Analysis Routines in B-Store

Author:Kyle M. Douglass
Contact:kyle.m.douglass@gmail.com
organization:École Polytechnique Fédérale de Lausanne (EPFL)
status:Revision: 0
date:2016-08-06
abstract:A brief overview of performing simple and batch analyses in B-Store is provided.

Analyzing SMLM Experiments with B-Store

First and foremost, B-Store is a tool for structuring data from SMLM experiments. With structured data, analysis of large datasets becomes easier because we can write programs to automatically take just the data we want and process it or make reports. The data is always organized in the same way, so our analysis routines can be easily adapted when new data arrives.

B-Store provides analysis routines as a secondary feature. Many software packages exist for analyzing SMLM data, and B-Store is not intended to replace them. Rather, B-Store provides common processing routines as a convenience–such as filtering or merging localizations–and less common processing routines for specialized analyses performed in the authors’ laboratories.

Batch Processing

B-Store currently provides two batch processors for working with SMLM data: HDFBatchProcessor, for extracting data from B-Store HDF Datastores and processing them, and CSVBatchProcessor, for applying the same processing pipeline to .csv files spread across a directory tree.

The operation of a batch processor is simple: first, it accepts an analysis pipeline and a datastore or directory that contain at least one file corresponding to an SMLM dataset.
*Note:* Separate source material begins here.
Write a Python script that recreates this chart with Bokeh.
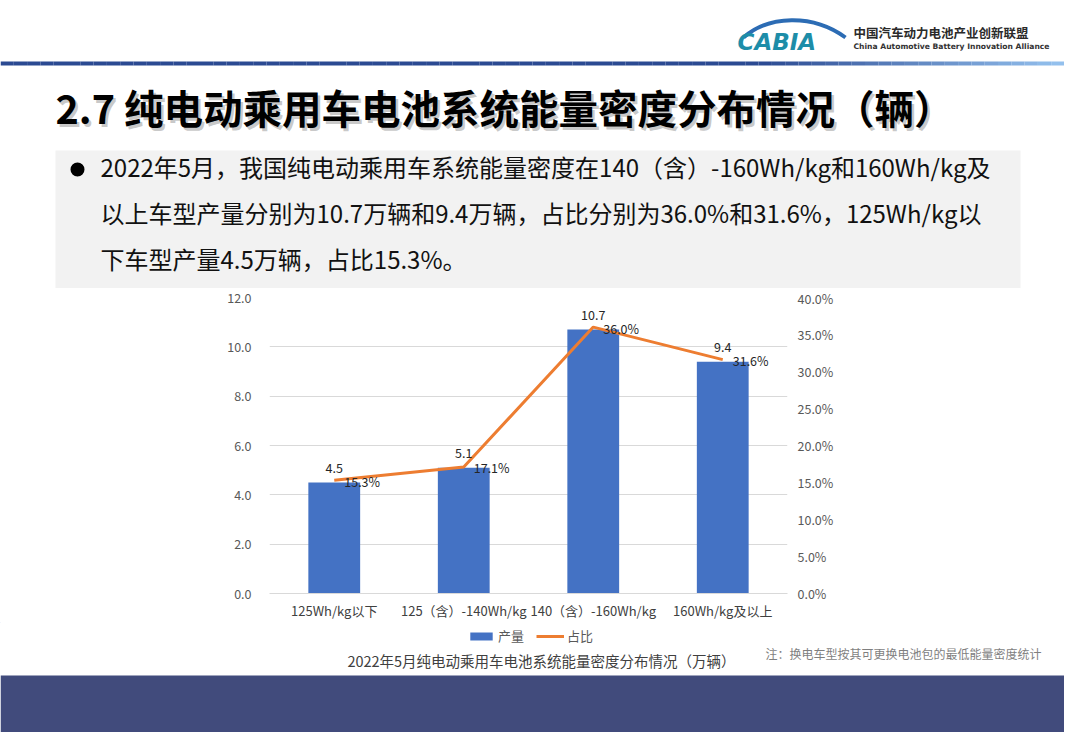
import numpy as np
from bokeh.plotting import figure
from bokeh.models import (Range1d, FactorRange, LinearAxis, FixedTicker, PrintfTickFormatter,
                          Legend, LegendItem, ColumnDataSource)
from bokeh.layouts import column
from bokeh.embed import file_html
from bokeh.resources import INLINE
from bokeh.core.properties import value

# ---------------- data ----------------
categories = ["125Wh/kg以下", "125（含）-140Wh/kg", "140（含）-160Wh/kg", "160Wh/kg及以上"]
production = [4.5, 5.1, 10.7, 9.4]      # 产量（万辆）
share = [15.3, 17.1, 36.0, 31.6]        # 占比（%）
left_ticks = [0, 2, 4, 6, 8, 10, 12]
right_ticks = [0, 5, 10, 15, 20, 25, 30, 35, 40]
legend_labels = ["产量", "占比"]

page_title = "2.7 纯电动乘用车电池系统能量密度分布情况（辆）"
summary_lines = [
    "2022年5月，我国纯电动乘用车系统能量密度在140（含）-160Wh/kg和160Wh/kg及",
    "以上车型产量分别为10.7万辆和9.4万辆，占比分别为36.0%和31.6%，125Wh/kg以",
    "下车型产量4.5万辆，占比15.3%。",
]
chart_title = "2022年5月纯电动乘用车电池系统能量密度分布情况（万辆）"
note_text = "注：换电车型按其可更换电池包的最低能量密度统计"
org_cn = "中国汽车动力电池产业创新联盟"
org_en = "China Automotive Battery Innovation Alliance"
logo_text = "CABIA"

FONT = "Noto Sans CJK SC"
W = 1064
BAR = "#4472C4"
LINE = "#ED7D31"


def blank(h, y_top, y_bottom):
    f = figure(width=W, height=h, x_range=Range1d(0, W), y_range=Range1d(y_bottom, y_top),
               output_backend="svg", toolbar_location=None, min_border=0,
               x_axis_location=None, y_axis_location=None, frame_align=False)
    f.grid.visible = False
    f.outline_line_color = None
    f.background_fill_color = "white"
    f.border_fill_color = "white"
    return f


# ---------------- header ----------------
H1 = 288
hd = blank(H1, 0, H1)

# gradient rule under the header
n = 80
xs = np.linspace(0, W, n + 1)
c0 = np.array([43, 74, 146])
c1 = np.array([150, 195, 240])
cols = []
for i in range(n):
    t = (xs[i] + xs[i + 1]) / 2
    u = min(1.0, max(0.0, (t - 760) / (W - 760)))
    c = (c0 + (c1 - c0) * u).astype(int)
    cols.append("#%02x%02x%02x" % tuple(c))
hd.quad(left=xs[:-1], right=xs[1:], top=61, bottom=65, fill_color=cols, line_color=None)

# logo
hd.bezier(x0=743, y0=37, x1=845, y1=37, cx0=768, cy0=15, cx1=812, cy1=13,
          line_color="#2C6CB4", line_width=4)
hd.text(x=[737], y=[41], text=[logo_text], text_font=value("DejaVu Sans"),
        text_font_style="bold italic", text_font_size="23px", text_color="#1D8DA8",
        text_baseline="middle")
hd.text(x=[853], y=[32], text=[org_cn], text_font=value(FONT), text_font_style="bold",
        text_font_size="12.5px", text_color="#2A2A2A", text_baseline="middle")
hd.text(x=[853], y=[45.5], text=[org_en], text_font=value("DejaVu Sans"), text_font_style="bold",
        text_font_size="7.6px", text_color="#333333", text_baseline="middle")

# title with soft shadow
hd.text(x=[57.5], y=[108.5], text=[page_title], text_font=value(FONT), text_font_style="bold",
        text_font_size="39.5px", text_color="#9A9A9A", text_alpha=0.55, text_baseline="middle")
hd.text(x=[55], y=[106], text=[page_title], text_font=value(FONT), text_font_style="bold",
        text_font_size="39.5px", text_color="#000000", text_baseline="middle")

# summary box
hd.quad(left=55, right=1020, top=150, bottom=288, fill_color="#F2F2F2", line_color=None)
hd.scatter(x=[77], y=[169], size=14, marker="circle", fill_color="#000000", line_color=None)
line_y = [166, 212, 258]
hd.text(x=[100] * 3, y=line_y, text=summary_lines, text_font=value(FONT),
        text_font_size="24px", text_color="#111111", text_baseline="middle")

# ---------------- chart ----------------
H2 = 334
src = ColumnDataSource(dict(
    cat=categories, prod=production, share=share,
    prod_lbl=[f"{v:.1f}" for v in production],
    share_lbl=[f"{v:.1f}%" for v in share],
))

p = figure(width=W, height=H2, x_range=FactorRange(*categories, range_padding=0),
           y_range=Range1d(left_ticks[0], left_ticks[-1]),
           output_backend="svg", toolbar_location=None, frame_align=False,
           min_border_left=269, min_border_right=W - 787, min_border_top=9, min_border_bottom=28)
p.outline_line_color = None
p.background_fill_color = "white"
p.border_fill_color = "white"
p.extra_y_ranges = {"pct": Range1d(right_ticks[0], right_ticks[-1])}

p.xgrid.visible = False
p.ygrid.grid_line_color = "#D9D9D9"
p.ygrid.grid_line_width = 1
p.yaxis.ticker = FixedTicker(ticks=left_ticks)

# left axis
p.yaxis.formatter = PrintfTickFormatter(format="%.1f")
p.yaxis.axis_line_color = None
p.yaxis.major_tick_line_color = None
p.yaxis.major_tick_out = 0
p.yaxis.minor_tick_line_color = None
p.yaxis.minor_tick_out = 0
p.yaxis.major_label_standoff = 18
p.yaxis.major_label_text_font = FONT
p.yaxis.major_label_text_font_size = "12.5px"
p.yaxis.major_label_text_color = "#595959"

# x axis
p.xaxis.axis_line_color = "#D9D9D9"
p.xaxis.axis_line_width = 1
p.xaxis.major_tick_line_color = None
p.xaxis.major_tick_out = 0
p.xaxis.minor_tick_line_color = None
p.xaxis.major_label_standoff = 7
p.xaxis.major_label_text_font = FONT
p.xaxis.major_label_text_font_size = "13px"
p.xaxis.major_label_text_color = "#404040"

# right axis
ra = LinearAxis(y_range_name="pct", ticker=FixedTicker(ticks=right_ticks),
                formatter=PrintfTickFormatter(format="%.1f%%"))
ra.axis_line_color = None
ra.major_tick_line_color = None
ra.major_tick_out = 0
ra.minor_tick_line_color = None
ra.minor_tick_out = 0
ra.major_label_standoff = 10
ra.major_label_text_font = FONT
ra.major_label_text_font_size = "12.5px"
ra.major_label_text_color = "#595959"
p.add_layout(ra, "right")

bars = p.vbar(x="cat", top="prod", width=0.4, source=src, fill_color=BAR, line_color=None)
ln = p.line(x="cat", y="share", y_range_name="pct", source=src, line_color=LINE, line_width=3)

p.text(x="cat", y="prod", text="prod_lbl", source=src, text_align="center",
       text_baseline="bottom", y_offset=-10, text_font=value(FONT),
       text_font_size="12.5px", text_color="#262626")
p.text(x="cat", y="share", text="share_lbl", source=src, y_range_name="pct",
       text_align="left", text_baseline="middle", x_offset=10, y_offset=1,
       text_font=value(FONT), text_font_size="12.5px", text_color="#262626")

# ---------------- footer (legend, caption, note, band) ----------------
H3 = 732 - H1 - H2
y0 = H1 + H2
ft = blank(H3, y0, 732)

# legend proxies (kept outside the visible range) reuse the chart's series styles
lg_bar = ft.vbar(x=[-500], top=[-500], bottom=[-501], width=1, fill_color=BAR, line_color=None)
lg_line = ft.line(x=[-500, -499], y=[-500, -500], line_color=LINE, line_width=3)
legend = Legend(items=[LegendItem(label=legend_labels[0], renderers=[lg_bar]),
                       LegendItem(label=legend_labels[1], renderers=[lg_line])],
                location=(467, 732 - 645), orientation="horizontal")
legend.border_line_color = None
legend.background_fill_alpha = 0
legend.label_text_font = FONT
legend.label_text_font_size = "13px"
legend.label_text_color = "#595959"
legend.glyph_width = 28
legend.glyph_height = 10
legend.label_height = 14
legend.label_standoff = 3
legend.spacing = 12
legend.padding = 0
legend.margin = 0
ft.add_layout(legend)

ft.text(x=[541], y=[660], text=[chart_title], text_font=value(FONT), text_font_size="14.5px",
        text_color="#404040", text_align="center", text_baseline="middle")
ft.text(x=[765], y=[653], text=[note_text], text_font=value(FONT), text_font_size="12px",
        text_color="#7F7F7F", text_baseline="middle")
ft.quad(left=0, right=W, top=675, bottom=732, fill_color="#414B7C", line_color=None)

layout = column(hd, p, ft, spacing=0)
open("out.html", "w").write(file_html(layout, INLINE))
The pipeline is a list of B-Store processors that modify a DataFrame containing localizations. Each processor is applied to a single dataset sequentially, starting from the first processor in the list.

Next, the batch processor accumulates a list of all the localization files in the database. If using the CSVBatchProcessor, it finds all files ending in the string parameter suffix. For example, if your localization files end in locResults.csv, you can set suffix = ‘locResults.csv’ and the batch processor will find these files in the specified folder and all subfolders. If using the HDFBatchProcessor, you can specify localization files using the searchString parameter.

Once the list of datasets is built, the batch processor loops over each dataset, applying the processors in the pipeline one at a time to the DataFrame. Currently, the output results are written to new .csv files in a folder specified in the outputDirectory parameter to the constructor of both batch processors. This feature allows you to perform analyses with different pipelines on the same database.

For an example of how to perform batch processing in B-Store, see the Jupyter notebook tutorial.

Analyzing Single Datasets

Single datasets may be retrieved from a B-Store database for analysis using the get() method of the Database class.

Processing Localizations and other Data

Processors

A processor is a simple class for processing localization datasets. Its behavior is controlled by zero or more attributes that are set in the processor’s constructor. A processor is callable in that it is used like a function; when doing so, it always accepts a single Pandas DataFrame as an input.:

>>> import bstore.processors as proc
>>> myFilter = proc.Filter('precision', '<', 15)
>>> filterData = myFilter(df)

In the above example, we create a filter processor called myFilter whose constructor takes three arguments: the name of column to filter on, a string specifying the comparison operator (in this case less-than) and a numeric value. All rows in the ‘precision’ column will have values less than 15 after this filter is applied.

After creating the processor, you apply it to a Pandas DataFrame by using it like a function. In the above example, we pass a DataFrame named df to myFilter and store the processed DataFrame in filterData.

When creating your own processor, you can achieve this function-like behavior of a class by specifying the behavior inside the class’s __call__() method. For more information, see the Python documentation.

A complete list of processors and their behavior may be found in the processor module index.

Multi-Processors

Multi-processors are similar to processors, except for two points:

  1. they accept multiple inputs instead of a single DataFrame, and
  2. they may take user-input and thus may not necessarily be used in batch processing.

Two examples of multi-processors are AlignToWidefield and OverlayClusters. AlignToWidefield determines the global offset between localizations and a widefield image by using a simple FFT-based cross-correlation routine.

OverlayClusters is a very useful analysis tool for displaying clustered localizations on top of a widefield image. This tool may be used to navigate through different clusters of localizations, manually filter clusters from the dataset, and to append numeric labels to clusters for manual segmentation. Generally, AlignToWidefield is before OverlayClusters.

Performing Analyses Outside of B-Store

B-Store databases use the HDF format and are therefore readable by many scientific libraries. You may analyze your data in any of these if the B-Store analysis tools do not suit your purposes.